Short task: How many lines of the records hold the string "this"? Reply with the number alone.

Source records:
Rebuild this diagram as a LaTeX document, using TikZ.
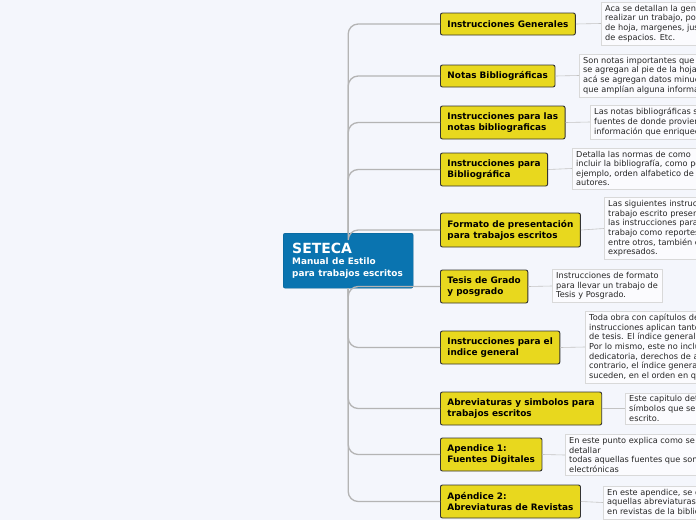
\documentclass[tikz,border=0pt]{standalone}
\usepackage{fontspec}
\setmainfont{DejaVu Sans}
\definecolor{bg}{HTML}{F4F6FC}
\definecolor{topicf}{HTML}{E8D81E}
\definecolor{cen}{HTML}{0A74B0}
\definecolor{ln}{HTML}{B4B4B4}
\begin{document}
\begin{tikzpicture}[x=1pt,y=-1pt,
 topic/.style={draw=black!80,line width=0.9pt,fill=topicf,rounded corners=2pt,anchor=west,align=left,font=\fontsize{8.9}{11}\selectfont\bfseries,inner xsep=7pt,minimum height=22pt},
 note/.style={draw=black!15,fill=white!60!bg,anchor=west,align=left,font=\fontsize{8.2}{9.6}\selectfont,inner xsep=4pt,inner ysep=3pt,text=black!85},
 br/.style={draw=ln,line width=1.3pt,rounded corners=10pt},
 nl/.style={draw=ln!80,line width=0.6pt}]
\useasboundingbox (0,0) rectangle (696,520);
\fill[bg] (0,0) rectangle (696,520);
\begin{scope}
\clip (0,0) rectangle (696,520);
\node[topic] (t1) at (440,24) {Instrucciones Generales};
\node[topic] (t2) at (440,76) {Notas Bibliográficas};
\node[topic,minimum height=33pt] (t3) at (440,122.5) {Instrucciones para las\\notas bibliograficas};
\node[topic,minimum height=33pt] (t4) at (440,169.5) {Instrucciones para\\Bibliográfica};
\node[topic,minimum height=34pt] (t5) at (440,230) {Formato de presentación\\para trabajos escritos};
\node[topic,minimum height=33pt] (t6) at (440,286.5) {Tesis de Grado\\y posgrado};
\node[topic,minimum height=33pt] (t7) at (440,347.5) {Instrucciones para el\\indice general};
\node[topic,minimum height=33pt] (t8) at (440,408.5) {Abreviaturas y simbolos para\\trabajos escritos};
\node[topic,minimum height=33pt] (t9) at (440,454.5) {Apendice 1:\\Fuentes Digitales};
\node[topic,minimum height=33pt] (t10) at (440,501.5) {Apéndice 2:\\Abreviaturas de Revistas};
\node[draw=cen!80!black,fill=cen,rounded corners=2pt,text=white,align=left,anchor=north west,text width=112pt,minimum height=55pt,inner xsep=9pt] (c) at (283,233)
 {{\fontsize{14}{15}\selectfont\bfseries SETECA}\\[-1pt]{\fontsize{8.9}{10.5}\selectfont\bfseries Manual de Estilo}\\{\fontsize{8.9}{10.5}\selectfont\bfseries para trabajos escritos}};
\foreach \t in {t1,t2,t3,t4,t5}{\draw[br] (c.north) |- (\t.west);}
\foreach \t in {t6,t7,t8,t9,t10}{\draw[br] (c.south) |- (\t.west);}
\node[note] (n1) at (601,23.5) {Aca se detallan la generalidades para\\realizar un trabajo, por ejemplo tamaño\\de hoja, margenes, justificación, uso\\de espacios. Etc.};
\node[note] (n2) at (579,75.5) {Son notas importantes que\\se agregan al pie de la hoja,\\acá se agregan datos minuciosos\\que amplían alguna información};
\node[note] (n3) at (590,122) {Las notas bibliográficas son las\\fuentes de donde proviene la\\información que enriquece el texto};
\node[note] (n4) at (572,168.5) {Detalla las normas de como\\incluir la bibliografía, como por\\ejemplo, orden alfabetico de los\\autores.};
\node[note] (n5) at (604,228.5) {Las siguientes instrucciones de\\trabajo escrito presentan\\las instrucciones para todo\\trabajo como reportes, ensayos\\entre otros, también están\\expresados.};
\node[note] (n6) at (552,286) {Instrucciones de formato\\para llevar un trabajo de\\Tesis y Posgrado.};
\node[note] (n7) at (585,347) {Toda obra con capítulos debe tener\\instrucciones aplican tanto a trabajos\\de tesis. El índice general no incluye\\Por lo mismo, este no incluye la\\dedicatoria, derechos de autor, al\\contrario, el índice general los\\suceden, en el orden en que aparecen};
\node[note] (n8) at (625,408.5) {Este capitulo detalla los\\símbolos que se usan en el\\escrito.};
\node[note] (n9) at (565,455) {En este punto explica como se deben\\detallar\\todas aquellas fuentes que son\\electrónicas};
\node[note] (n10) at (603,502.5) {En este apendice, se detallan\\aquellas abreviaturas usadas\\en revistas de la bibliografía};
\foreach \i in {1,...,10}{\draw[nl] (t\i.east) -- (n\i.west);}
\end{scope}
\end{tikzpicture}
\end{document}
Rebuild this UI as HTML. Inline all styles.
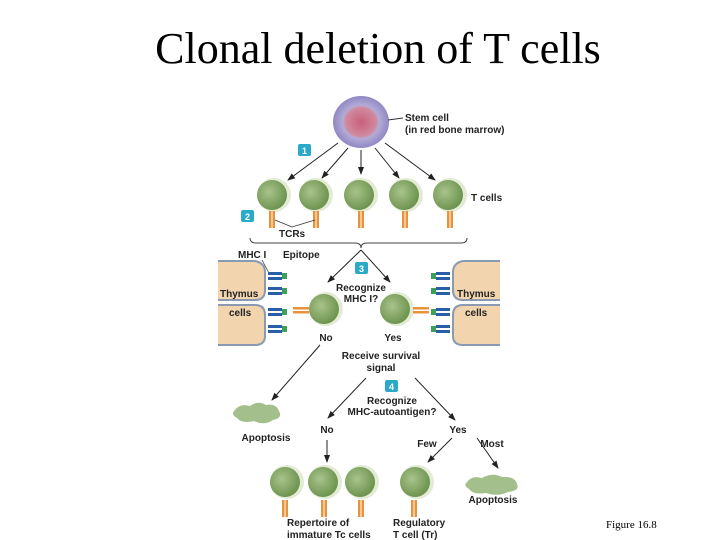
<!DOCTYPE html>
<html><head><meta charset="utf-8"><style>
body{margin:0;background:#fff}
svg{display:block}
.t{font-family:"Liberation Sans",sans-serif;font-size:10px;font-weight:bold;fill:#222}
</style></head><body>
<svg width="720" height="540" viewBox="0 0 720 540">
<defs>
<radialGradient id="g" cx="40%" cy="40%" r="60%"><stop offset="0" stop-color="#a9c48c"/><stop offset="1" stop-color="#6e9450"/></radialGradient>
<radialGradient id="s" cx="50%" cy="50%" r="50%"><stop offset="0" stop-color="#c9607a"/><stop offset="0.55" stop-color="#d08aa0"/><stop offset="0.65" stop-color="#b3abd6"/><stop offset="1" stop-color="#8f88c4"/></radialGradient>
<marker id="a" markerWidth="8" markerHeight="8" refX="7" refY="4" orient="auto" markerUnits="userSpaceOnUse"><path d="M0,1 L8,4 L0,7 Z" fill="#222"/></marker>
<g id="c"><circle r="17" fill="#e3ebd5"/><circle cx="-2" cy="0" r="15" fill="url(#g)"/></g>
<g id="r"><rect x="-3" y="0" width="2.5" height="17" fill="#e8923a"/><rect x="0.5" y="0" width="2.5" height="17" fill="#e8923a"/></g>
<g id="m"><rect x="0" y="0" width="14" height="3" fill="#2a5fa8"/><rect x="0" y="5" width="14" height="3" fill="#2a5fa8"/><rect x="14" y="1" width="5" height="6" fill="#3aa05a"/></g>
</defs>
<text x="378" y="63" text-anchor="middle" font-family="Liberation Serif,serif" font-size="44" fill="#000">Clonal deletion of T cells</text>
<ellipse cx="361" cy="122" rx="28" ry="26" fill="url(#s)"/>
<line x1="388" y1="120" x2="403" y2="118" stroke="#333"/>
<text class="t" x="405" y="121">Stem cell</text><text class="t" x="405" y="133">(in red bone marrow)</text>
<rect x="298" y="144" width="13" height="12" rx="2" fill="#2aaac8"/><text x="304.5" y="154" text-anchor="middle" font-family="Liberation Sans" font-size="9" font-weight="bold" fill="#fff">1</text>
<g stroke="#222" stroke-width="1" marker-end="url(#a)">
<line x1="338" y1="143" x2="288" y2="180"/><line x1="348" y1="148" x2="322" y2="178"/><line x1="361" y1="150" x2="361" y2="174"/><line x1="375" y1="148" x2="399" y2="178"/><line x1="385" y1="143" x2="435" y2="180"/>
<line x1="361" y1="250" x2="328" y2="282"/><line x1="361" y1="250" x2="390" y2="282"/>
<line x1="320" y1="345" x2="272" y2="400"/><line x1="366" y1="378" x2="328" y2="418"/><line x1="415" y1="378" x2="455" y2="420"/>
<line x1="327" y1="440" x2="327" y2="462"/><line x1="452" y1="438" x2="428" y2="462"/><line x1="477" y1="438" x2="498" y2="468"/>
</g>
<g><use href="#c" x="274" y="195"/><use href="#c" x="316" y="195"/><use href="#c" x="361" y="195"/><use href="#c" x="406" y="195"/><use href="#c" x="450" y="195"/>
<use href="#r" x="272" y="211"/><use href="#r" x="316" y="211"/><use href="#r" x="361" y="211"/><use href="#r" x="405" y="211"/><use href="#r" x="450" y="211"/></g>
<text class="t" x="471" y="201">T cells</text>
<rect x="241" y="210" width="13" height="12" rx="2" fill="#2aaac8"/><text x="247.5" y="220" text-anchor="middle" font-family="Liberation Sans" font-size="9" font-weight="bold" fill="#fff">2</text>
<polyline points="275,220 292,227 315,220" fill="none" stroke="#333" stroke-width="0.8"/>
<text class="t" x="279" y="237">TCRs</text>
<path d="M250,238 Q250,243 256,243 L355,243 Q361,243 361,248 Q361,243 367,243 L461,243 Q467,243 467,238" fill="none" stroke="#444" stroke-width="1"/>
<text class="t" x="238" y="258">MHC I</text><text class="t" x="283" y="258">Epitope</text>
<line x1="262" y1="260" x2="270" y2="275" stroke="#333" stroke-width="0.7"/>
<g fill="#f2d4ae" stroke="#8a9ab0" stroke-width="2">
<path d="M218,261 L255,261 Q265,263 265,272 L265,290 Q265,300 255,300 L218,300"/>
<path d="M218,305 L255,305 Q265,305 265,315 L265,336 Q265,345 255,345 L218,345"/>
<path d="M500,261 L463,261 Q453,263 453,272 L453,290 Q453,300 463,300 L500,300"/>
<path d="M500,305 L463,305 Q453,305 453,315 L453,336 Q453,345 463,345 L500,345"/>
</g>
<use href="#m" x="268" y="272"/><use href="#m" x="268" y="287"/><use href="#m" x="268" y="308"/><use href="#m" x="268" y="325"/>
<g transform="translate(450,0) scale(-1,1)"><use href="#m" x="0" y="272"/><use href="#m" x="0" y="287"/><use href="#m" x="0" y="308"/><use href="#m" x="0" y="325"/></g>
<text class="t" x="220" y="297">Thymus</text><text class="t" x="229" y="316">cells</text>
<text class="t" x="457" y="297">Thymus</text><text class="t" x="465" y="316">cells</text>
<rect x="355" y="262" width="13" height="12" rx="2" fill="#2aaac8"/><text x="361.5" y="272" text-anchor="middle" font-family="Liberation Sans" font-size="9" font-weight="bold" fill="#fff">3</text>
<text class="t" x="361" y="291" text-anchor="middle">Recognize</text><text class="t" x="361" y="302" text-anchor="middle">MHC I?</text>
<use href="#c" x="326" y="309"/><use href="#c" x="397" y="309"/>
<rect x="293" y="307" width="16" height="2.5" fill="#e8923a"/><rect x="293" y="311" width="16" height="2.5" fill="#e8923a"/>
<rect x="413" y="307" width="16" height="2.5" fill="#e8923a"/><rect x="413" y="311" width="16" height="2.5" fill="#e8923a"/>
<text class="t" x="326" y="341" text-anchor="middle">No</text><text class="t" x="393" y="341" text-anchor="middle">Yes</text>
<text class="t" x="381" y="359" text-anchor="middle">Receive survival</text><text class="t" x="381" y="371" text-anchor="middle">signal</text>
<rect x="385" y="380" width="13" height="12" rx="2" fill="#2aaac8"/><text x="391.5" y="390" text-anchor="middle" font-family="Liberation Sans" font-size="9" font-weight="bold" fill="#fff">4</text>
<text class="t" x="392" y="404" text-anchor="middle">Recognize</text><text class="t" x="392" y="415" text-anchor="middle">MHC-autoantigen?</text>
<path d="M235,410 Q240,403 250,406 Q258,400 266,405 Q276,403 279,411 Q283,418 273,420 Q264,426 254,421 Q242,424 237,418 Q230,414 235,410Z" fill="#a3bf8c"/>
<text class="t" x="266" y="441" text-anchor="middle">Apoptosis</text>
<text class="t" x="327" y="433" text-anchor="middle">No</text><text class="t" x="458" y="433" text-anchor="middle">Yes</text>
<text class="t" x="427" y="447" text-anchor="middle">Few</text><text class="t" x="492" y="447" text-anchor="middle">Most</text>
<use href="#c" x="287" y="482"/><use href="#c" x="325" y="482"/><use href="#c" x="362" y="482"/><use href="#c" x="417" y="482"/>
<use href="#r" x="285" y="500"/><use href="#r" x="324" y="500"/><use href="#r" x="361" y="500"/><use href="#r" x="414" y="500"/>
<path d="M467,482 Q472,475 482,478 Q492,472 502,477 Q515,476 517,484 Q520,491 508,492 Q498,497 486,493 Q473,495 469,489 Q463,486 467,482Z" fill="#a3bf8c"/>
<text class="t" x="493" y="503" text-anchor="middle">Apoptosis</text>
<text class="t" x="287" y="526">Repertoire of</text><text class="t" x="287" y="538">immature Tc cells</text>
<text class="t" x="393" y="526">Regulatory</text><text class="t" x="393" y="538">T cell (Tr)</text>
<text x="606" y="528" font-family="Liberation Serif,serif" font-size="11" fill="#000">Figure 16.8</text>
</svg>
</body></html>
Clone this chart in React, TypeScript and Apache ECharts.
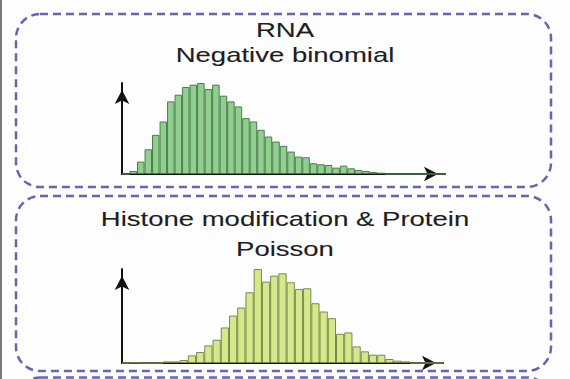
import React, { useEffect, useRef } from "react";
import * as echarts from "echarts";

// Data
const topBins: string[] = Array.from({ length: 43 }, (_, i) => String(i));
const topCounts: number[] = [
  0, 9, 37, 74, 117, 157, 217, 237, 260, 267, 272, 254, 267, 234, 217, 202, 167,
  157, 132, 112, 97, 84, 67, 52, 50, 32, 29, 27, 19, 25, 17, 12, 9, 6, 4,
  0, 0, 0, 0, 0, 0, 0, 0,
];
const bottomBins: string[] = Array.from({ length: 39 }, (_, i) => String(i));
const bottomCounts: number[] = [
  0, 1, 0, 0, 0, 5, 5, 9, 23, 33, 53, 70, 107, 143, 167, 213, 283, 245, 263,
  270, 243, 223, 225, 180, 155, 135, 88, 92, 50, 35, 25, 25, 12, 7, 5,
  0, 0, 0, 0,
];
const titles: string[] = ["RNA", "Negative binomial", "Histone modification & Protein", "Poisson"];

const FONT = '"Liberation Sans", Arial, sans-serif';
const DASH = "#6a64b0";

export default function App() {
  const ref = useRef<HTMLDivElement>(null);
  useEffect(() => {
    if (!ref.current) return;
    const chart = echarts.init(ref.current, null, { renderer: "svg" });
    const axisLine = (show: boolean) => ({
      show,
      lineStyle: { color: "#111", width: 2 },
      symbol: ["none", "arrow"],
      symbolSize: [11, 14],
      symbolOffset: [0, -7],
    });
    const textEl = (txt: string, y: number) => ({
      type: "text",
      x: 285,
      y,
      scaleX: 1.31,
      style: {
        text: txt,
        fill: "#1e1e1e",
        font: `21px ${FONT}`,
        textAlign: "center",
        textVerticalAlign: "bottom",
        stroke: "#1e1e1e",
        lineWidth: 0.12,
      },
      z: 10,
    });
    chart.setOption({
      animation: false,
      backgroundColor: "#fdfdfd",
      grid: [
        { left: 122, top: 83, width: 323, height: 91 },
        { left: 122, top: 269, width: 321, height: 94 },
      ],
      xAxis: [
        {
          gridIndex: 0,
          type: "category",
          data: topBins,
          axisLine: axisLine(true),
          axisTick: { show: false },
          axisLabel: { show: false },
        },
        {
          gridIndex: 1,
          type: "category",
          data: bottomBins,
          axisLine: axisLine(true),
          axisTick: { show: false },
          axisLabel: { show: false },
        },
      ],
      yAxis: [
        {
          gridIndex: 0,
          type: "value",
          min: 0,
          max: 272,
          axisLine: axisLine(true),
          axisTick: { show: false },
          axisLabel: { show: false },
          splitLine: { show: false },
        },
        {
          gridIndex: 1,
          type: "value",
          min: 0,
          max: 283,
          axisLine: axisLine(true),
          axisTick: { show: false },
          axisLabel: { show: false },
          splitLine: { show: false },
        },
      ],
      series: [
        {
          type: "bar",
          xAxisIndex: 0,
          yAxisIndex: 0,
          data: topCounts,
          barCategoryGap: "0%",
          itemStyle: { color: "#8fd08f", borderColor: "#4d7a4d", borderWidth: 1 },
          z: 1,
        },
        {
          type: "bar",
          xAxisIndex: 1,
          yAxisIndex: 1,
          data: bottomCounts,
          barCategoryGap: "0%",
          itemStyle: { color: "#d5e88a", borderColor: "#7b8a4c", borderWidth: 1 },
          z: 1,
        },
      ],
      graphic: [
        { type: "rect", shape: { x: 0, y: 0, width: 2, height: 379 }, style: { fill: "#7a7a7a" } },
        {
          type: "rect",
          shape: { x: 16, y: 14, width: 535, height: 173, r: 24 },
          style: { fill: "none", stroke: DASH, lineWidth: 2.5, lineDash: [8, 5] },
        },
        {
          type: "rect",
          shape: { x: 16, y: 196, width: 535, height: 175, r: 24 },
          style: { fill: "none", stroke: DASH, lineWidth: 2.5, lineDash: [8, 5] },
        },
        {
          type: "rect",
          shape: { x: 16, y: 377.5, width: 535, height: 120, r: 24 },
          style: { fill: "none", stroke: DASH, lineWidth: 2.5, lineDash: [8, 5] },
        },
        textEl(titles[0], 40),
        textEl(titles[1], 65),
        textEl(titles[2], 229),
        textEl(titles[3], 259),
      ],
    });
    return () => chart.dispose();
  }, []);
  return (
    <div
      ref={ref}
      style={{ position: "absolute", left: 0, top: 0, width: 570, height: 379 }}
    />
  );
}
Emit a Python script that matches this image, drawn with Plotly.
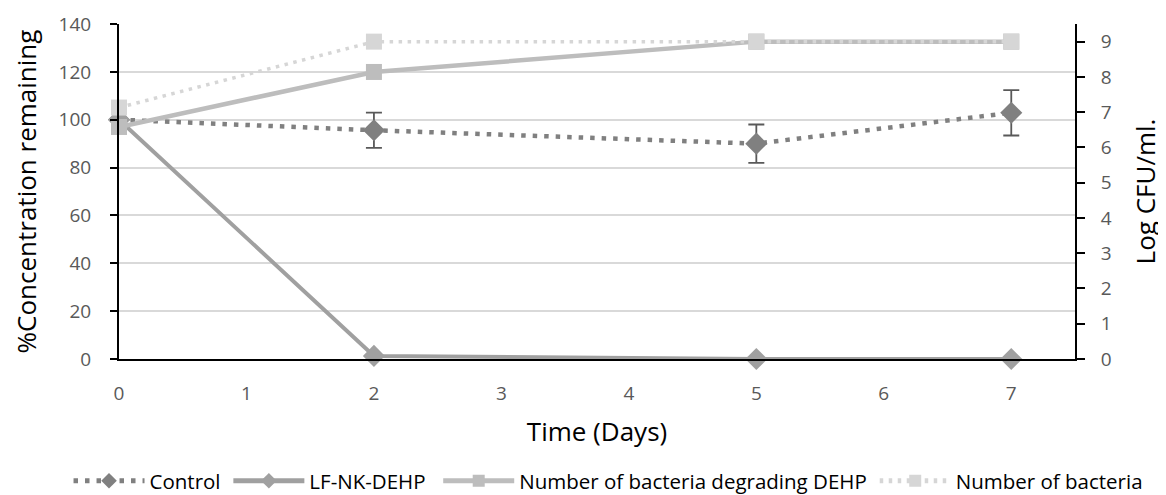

Worked solution: 4